50+ employees: Invest seriously
Now the ROI math works. Hire dedicated resources. Build comprehensive documentation. Create governance that scales.
The design system becomes a product with its own roadmap and metrics.
The Speed Trade-Off
Every hour spent on design system infrastructure is an hour not spent on product features.
Early-stage startups live and die by shipping speed. The competitive landscape in 2025 is brutal—90% of startups fail, and speed of iteration often determines who survives.
Design systems are a speed investment: you slow down now to speed up later. But "later" needs to actually arrive. If you don't survive to Series B, the infrastructure investment never pays off.
The question isn't "should we have a design system?" It's "can we afford to slow down for the investment now, or do we need that time for survival?"
For most early-stage startups, the answer is clear: survive first, systematize later.
The One Exception: Enterprise Sales
If you're selling to enterprises, visual consistency matters more earlier.
Enterprise buyers evaluate polish. A inconsistent UI signals immaturity. It creates doubt about quality and reliability.
For B2B SaaS selling to enterprise, earlier investment in visual consistency can accelerate sales. Not a comprehensive design system—but enough consistency that the product looks professional.

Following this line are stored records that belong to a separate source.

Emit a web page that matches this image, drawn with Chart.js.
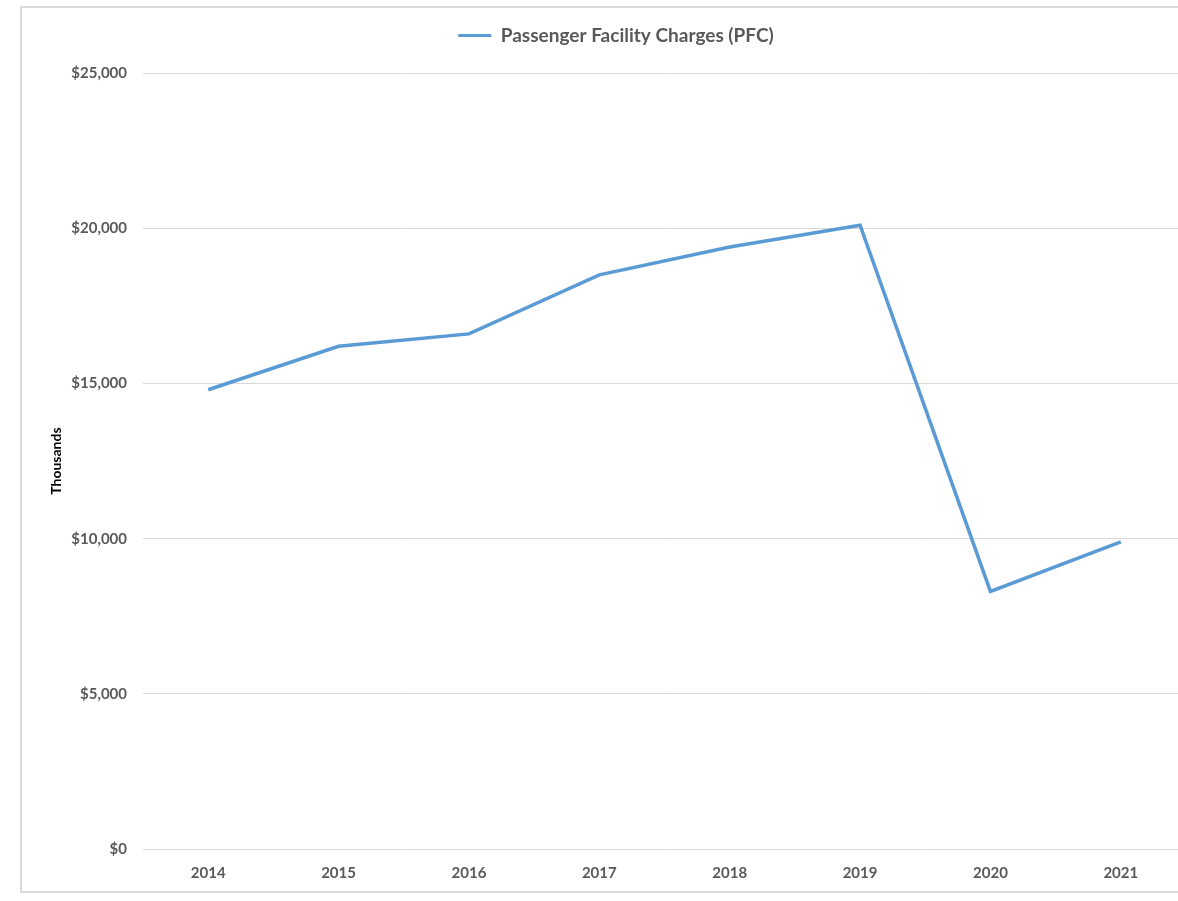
<!DOCTYPE html>
<html>
<head>
<meta charset="utf-8">
<script src="https://cdn.jsdelivr.net/npm/chart.js@4/dist/chart.umd.min.js"></script>
<style>
  html, body { margin: 0; padding: 0; background: #fff; overflow: hidden; width: 1178px; height: 901px; }
  .edge { position: absolute; background: #d9d9d9; }
  #top { left: 20px; top: 6px; width: 1158px; height: 2px; }
  #bottom { left: 20px; top: 891px; width: 1158px; height: 2px; }
  #left { left: 20px; top: 6px; width: 2px; height: 887px; }
  #inner { position: absolute; left: 22px; top: 8px; width: 1198px; height: 883px; }
</style>
</head>
<body>
<div id="inner"><canvas id="pfcChart"></canvas></div>
<div class="edge" id="top"></div>
<div class="edge" id="bottom"></div>
<div class="edge" id="left"></div>
<script>
const years = ["2014", "2015", "2016", "2017", "2018", "2019", "2020", "2021"];
const pfcValues = [14800, 16200, 16600, 18500, 19400, 20100, 8300, 9900];
const yTicks = [0, 5000, 10000, 15000, 20000, 25000];

const fontFamily = "Lato, 'Open Sans', sans-serif";
const labelFont = { family: fontFamily, size: 15, weight: "bold" };
const grey = "#595959";

new Chart(document.getElementById("pfcChart"), {
  type: "line",
  data: {
    labels: years,
    datasets: [
      {
        label: "Passenger Facility Charges (PFC)",
        data: pfcValues,
        borderColor: "#5b9bd5",
        backgroundColor: "#5b9bd5",
        borderWidth: 3.5,
        pointRadius: 0,
        tension: 0,
      },
    ],
  },
  options: {
    responsive: true,
    maintainAspectRatio: false,
    animation: false,
    layout: { padding: { top: 0, right: 34, left: 24, bottom: 0 } },
    plugins: {
      legend: {
        display: true,
        position: "top",
        labels: {
          color: grey,
          font: { family: fontFamily, size: 19, weight: "bold" },
          boxWidth: 33,
          boxHeight: 3,
          padding: 18,
          generateLabels: (chart) => [{
            text: chart.data.datasets[0].label,
            fillStyle: "#5b9bd5",
            strokeStyle: "#5b9bd5",
            lineWidth: 0,
            fontColor: grey,
          }],
        },
      },
      // blank title used only as a spacer under the legend
      title: {
        display: true,
        text: " ",
        weight: 500,
        font: { size: 1 },
        padding: { top: 0, bottom: 17 },
      },
      tooltip: { enabled: false },
    },
    scales: {
      x: {
        offset: true,
        grid: { display: false, drawTicks: false },
        border: { display: false },
        ticks: { color: grey, font: labelFont, padding: 15 },
        afterFit: (scale) => { scale.height = 42; },
      },
      y: {
        min: 0,
        max: 25000,
        afterBuildTicks: (scale) => { scale.ticks = yTicks.map((v) => ({ value: v })); },
        grid: { color: "#d9d9d9", lineWidth: 1, drawTicks: false },
        border: { display: false },
        ticks: {
          color: grey,
          font: labelFont,
          padding: 16,
          callback: (v) => "$" + Number(v).toLocaleString("en-US"),
        },
        title: {
          display: true,
          text: "Thousands",
          color: "#000",
          font: { family: fontFamily, size: 14, weight: "bold" },
          padding: { top: 2, bottom: 0 },
        },
        afterFit: (scale) => { scale.width = 97; },
      },
    },
  },
});
</script>
</body>
</html>
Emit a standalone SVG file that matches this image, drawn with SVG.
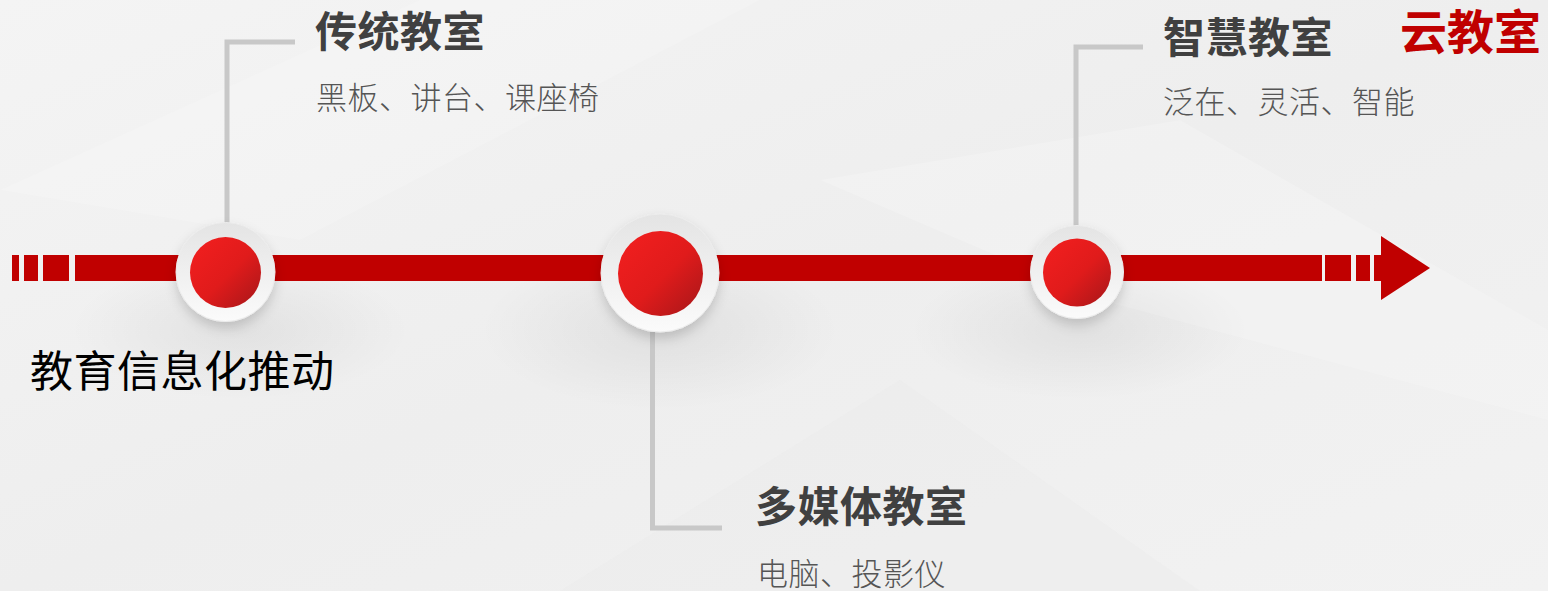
<svg xmlns="http://www.w3.org/2000/svg" width="1548" height="591" viewBox="0 0 1548 591">
<defs>
<linearGradient id="bg" x1="0" y1="0" x2="1" y2="1">
<stop offset="0" stop-color="#f4f4f4"/>
<stop offset="0.5" stop-color="#eeeeee"/>
<stop offset="1" stop-color="#f2f2f2"/>
</linearGradient>
<linearGradient id="ring" x1="0" y1="0" x2="0" y2="1">
<stop offset="0" stop-color="#e4e4e4"/>
<stop offset="1" stop-color="#fbfbfb"/>
</linearGradient>
<linearGradient id="red" x1="0.15" y1="0.15" x2="0.85" y2="0.85">
<stop offset="0" stop-color="#ee1e1e"/>
<stop offset="0.55" stop-color="#e01b1b"/>
<stop offset="1" stop-color="#b8181a"/>
</linearGradient>
<filter id="sh" x="-50%" y="-50%" width="200%" height="200%">
<feDropShadow dx="0" dy="6" stdDeviation="6" flood-color="#000" flood-opacity="0.16"/>
</filter>
<radialGradient id="glow" cx="0.5" cy="0.5" r="0.5">
<stop offset="0" stop-color="#000" stop-opacity="0.06"/>
<stop offset="1" stop-color="#000" stop-opacity="0"/>
</radialGradient>
<style>
.title{font-family:"Noto Sans CJK SC",sans-serif;font-weight:700;font-size:42px;fill:#404040;letter-spacing:0.5px}
.sub{font-family:"Noto Sans CJK SC",sans-serif;font-weight:300;font-size:31px;fill:#555555;letter-spacing:0.5px}
.bar{fill:#c00000}
.conn{fill:none;stroke:#c8c8c8;stroke-width:5}
.ring{fill:url(#ring);stroke:#ececec;stroke-width:1;filter:url(#sh)}
.dot{fill:url(#red)}
</style>
</defs>
<rect width="1548" height="591" fill="url(#bg)"/>
<polygon points="0,190 420,0 760,0 300,240" fill="#ffffff" opacity="0.15"/>
<polygon points="820,180 1180,120 1548,330 1548,420 1100,300" fill="#ffffff" opacity="0.18"/>
<polygon points="560,591 900,380 1200,591" fill="#e8e8e8" opacity="0.25"/>
<ellipse cx="240" cy="330" rx="170" ry="70" fill="url(#glow)"/>
<ellipse cx="660" cy="330" rx="180" ry="80" fill="url(#glow)"/>
<ellipse cx="1080" cy="330" rx="170" ry="70" fill="url(#glow)"/>

<g id="connectors">
<polyline class="conn" points="227,226 227,42 295,42"/>
<polyline class="conn" points="652.5,332 652.5,528 722,528"/>
<polyline class="conn" points="1076,229 1076,47 1143,47"/>
</g>

<g id="timeline">
<rect class="bar" x="12" y="255" width="7" height="26"/>
<rect class="bar" x="24" y="255" width="14" height="26"/>
<rect class="bar" x="43" y="255" width="26" height="26"/>
<rect class="bar" x="75" y="255" width="1247" height="26"/>
<rect class="bar" x="1325" y="255" width="26" height="26"/>
<rect class="bar" x="1356" y="255" width="14" height="26"/>
<rect class="bar" x="1374" y="255" width="8" height="26"/>
<polygon class="bar" points="1381,236 1430,268 1381,300"/>
</g>

<g id="node-traditional">
<circle class="ring" cx="225.5" cy="272" r="49.5"/>
<circle class="dot" cx="225.5" cy="272.5" r="35.5"/>
<text class="title" x="315" y="47">传统教室</text>
<text class="sub" x="316" y="109">黑板、讲台、课座椅</text>
</g>

<g id="node-multimedia">
<circle class="ring" cx="660" cy="273" r="59"/>
<circle class="dot" cx="660.5" cy="273.5" r="42.5"/>
<text class="title" x="755" y="522">多媒体教室</text>
<text class="sub" x="757" y="585">电脑、投影仪</text>
</g>

<g id="node-smart">
<circle class="ring" cx="1077" cy="272" r="46.5"/>
<circle class="dot" cx="1077" cy="272.5" r="34"/>
<text class="title" x="1163" y="53">智慧教室</text>
<text class="sub" x="1163" y="113">泛在、灵活、智能</text>
</g>

<g id="node-cloud">
<text x="1400" y="49" font-family="Noto Sans CJK SC, sans-serif" font-weight="700" font-size="47" fill="#c00000">云教室</text>
</g>

<g id="label-driver">
<text x="30" y="387" font-family="Noto Sans CJK SC, sans-serif" font-size="43" letter-spacing="0.5" fill="#000000">教育信息化推动</text>
</g>
</svg>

This is a market-driven exception, not a universal rule. If you're selling to SMBs or consumers, ship speed usually matters more than polish.
Moving Forward
The design system industry has an incentive to oversell complexity. Tools, consultants, and conferences all benefit from making design systems seem essential.
They're not essential. They're useful at the right stage, for the right team, with the right scope.
If you're pre-PMF: skip the design system. Make decisions about typography, color, and spacing. Apply them through code review. Ship fast.
If you're Series A: build foundations. Button, inputs, layout. Use headless components for the rest. Keep documentation minimal.
If you're Series B+: now invest seriously. The ROI math finally works in your favor.
Match your investment to your stage. Build what you need, not what Airbnb has.